The need to reconcile these two trends has pushed the legal industry to a pivotal point where lawyers recognise that the status quo is no longer good enough and will certainly not guarantee viability in coming years. 

Here are 3 red flags that signal change is needed in your firm: 

Lack of mobility and flexibility

If you work in a hybrid or remote environment, are you still able to conduct all your daily work tasks? If you answered no, then you may need to review your firm’s setup, especially as clients continue to demand more for less – because taking too long to respond to their enquiries can negatively impact client satisfaction. In this global era where business can be won and lost in an instant, having the flexibility to securely access important information from anywhere and through any device (smartphones, tablets, laptops, etc.) is key. And, in a highly competitive market, such inflexibility can negatively impact your reputation, the number of client referrals you receive, and your firm’s bottom line. 

Insufficient security

Ensuring the security of client communications is not just a regulatory requirement – it is business-critical. Firms should exercise reasonable efforts to minimise the risk of a data breach, preferably through the use of up-to-date technologies with robust data access and security provisions built in. According to a recent analysis of figures from the UK Information Commissioners Office (ICO), more than half of legal sector data breaches in Q3 2021 occurred because information was shared with the wrong person (such as via email, post or phone), which blows a hole in the idea that “it won’t happen to me”.  

If you’re still harbouring concerns over online services, even as consumer demand compels technology adoption, it’s time to re-evaluate. Paper-based law offices, unencrypted emails and on-site servers no longer cut it as secure options. Moreover, law firms positioning themselves as secure data repositories retain a potentially significant advantage over their competitors. Both you and your clients will gain peace of mind through adopting an online technology solution that meets the most stringent security standards for the legal industry. 

Manual process burdens

Is your firm still operating with the same processes that were used by lawyers in the ‘70s? If you still use paper file storage, scribble your time entries on paper or enter them into spreadsheets, manually calculate legal deadlines and/or manually proofread and format your legal documents the answer is “Yes.”  

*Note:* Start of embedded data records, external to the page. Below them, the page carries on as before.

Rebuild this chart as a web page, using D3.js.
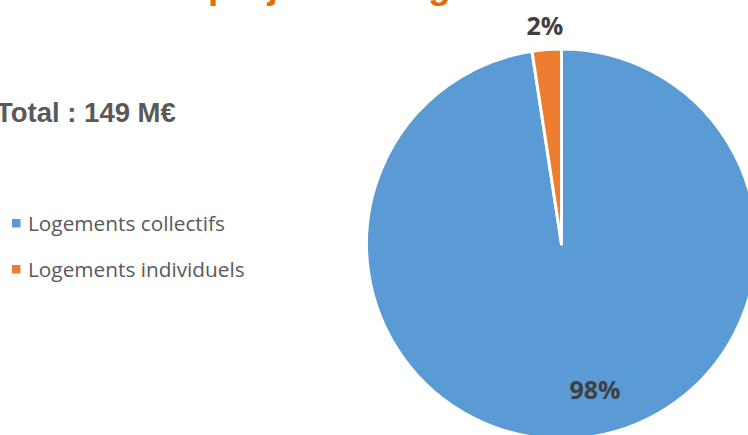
<!DOCTYPE html>
<html><head><meta charset="utf-8">
<script src="https://cdn.jsdelivr.net/npm/d3@7"></script>
<style>body{margin:0;background:#fff;overflow:hidden}</style>
</head><body>
<svg id="chart" width="748" height="435"></svg>
<script>
// ---- data ----
const categories = ["Logements collectifs", "Logements individuels"];
const values = [145.4, 3.6];
const colors = ["#5B9BD5", "#ED7D31"];
const totalText = "Total : 149 M€";
const titleText = "Montant des projets de logement";

// ---- layout ----
const svg = d3.select("#chart");
const cx = 561.5, cy = 244, r = 195;

// title (mostly cropped above the frame)
const title = svg.append("text")
  .attr("y", -2)
  .attr("font-family", "Liberation Sans, Arial, sans-serif")
  .attr("font-weight", "bold")
  .attr("font-size", 37)
  .attr("fill", "#E36C09")
  .text(titleText);
const pIdx = titleText.indexOf("projets");
const pOff = title.node().getSubStringLength(0, pIdx);
title.attr("x", 208 - pOff);

svg.append("text")
  .attr("x", -4).attr("y", 121.5)
  .attr("font-family", "Liberation Sans, Arial, sans-serif")
  .attr("font-weight", "bold")
  .attr("font-size", 27.5)
  .attr("fill", "#595959")
  .text(totalText);

// legend
const leg = svg.append("g");
categories.forEach((c, i) => {
  const y = 231 + i * 46;
  leg.append("rect").attr("x", 12).attr("y", y - 12).attr("width", 8.5).attr("height", 8.5).attr("fill", colors[i]);
  leg.append("text").attr("x", 28).attr("y", y)
    .attr("font-family", "Open Sans, sans-serif").attr("font-size", 20.8)
    .attr("fill", "#595959").text(c);
});

// pie
const pie = d3.pie().sort(null).value(d => d);
const arcs = pie(values);
const arc = d3.arc().innerRadius(0).outerRadius(r);
const g = svg.append("g").attr("transform", `translate(${cx},${cy})`);
g.selectAll("path").data(arcs).join("path")
  .attr("d", arc)
  .attr("fill", (d, i) => colors[i])
  .attr("stroke", "#fff").attr("stroke-width", 3).attr("stroke-linejoin", "round");

const total = d3.sum(values);
const fmt = d3.format(".0%");
const labelPos = [ {rad: 150, shift: -0.15}, {rad: 219, shift: 0} ];
g.selectAll("text.lbl").data(arcs).join("text")
  .attr("class", "lbl")
  .attr("transform", (d, i) => {
    const a = (d.startAngle + d.endAngle) / 2 + labelPos[i].shift;
    const rr = labelPos[i].rad;
    return `translate(${rr * Math.sin(a)},${-rr * Math.cos(a)})`;
  })
  .attr("text-anchor", "middle")
  .attr("dy", "0.36em")
  .attr("font-family", "Open Sans, sans-serif")
  .attr("font-weight", "bold")
  .attr("font-size", 25)
  .attr("fill", "#404040")
  .text(d => fmt(d.value / total));
</script>
</body></html>
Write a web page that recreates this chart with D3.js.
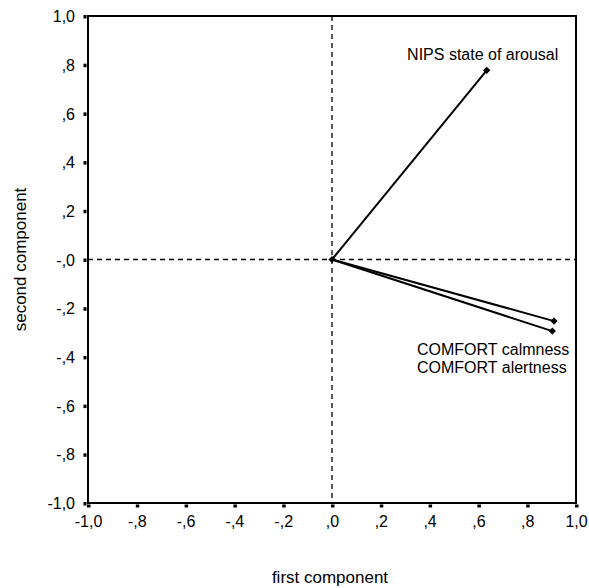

The next question is “Why?” Your success hinges on producing high-quality legal work and receiving payment for your billable activities. Why, then, would you continue to dedicate valuable time to completing manual processes in your firm? Couldn’t that time be better spent on billable activities, client development, or your own work-life balance? Your competition is already simplifying and automating non-billable administrative work with technology and you will eventually have to make this change to be successful in the long term. Continuing to delay improvements now will only make the change more difficult in the future. 

If you recognise one or more of these red flags in your firm, it is time to evaluate current processes and determine how a new, innovative legal technology solution can benefit your firm. You could be leaving money on the table by continuing to do things the way they’ve always been done.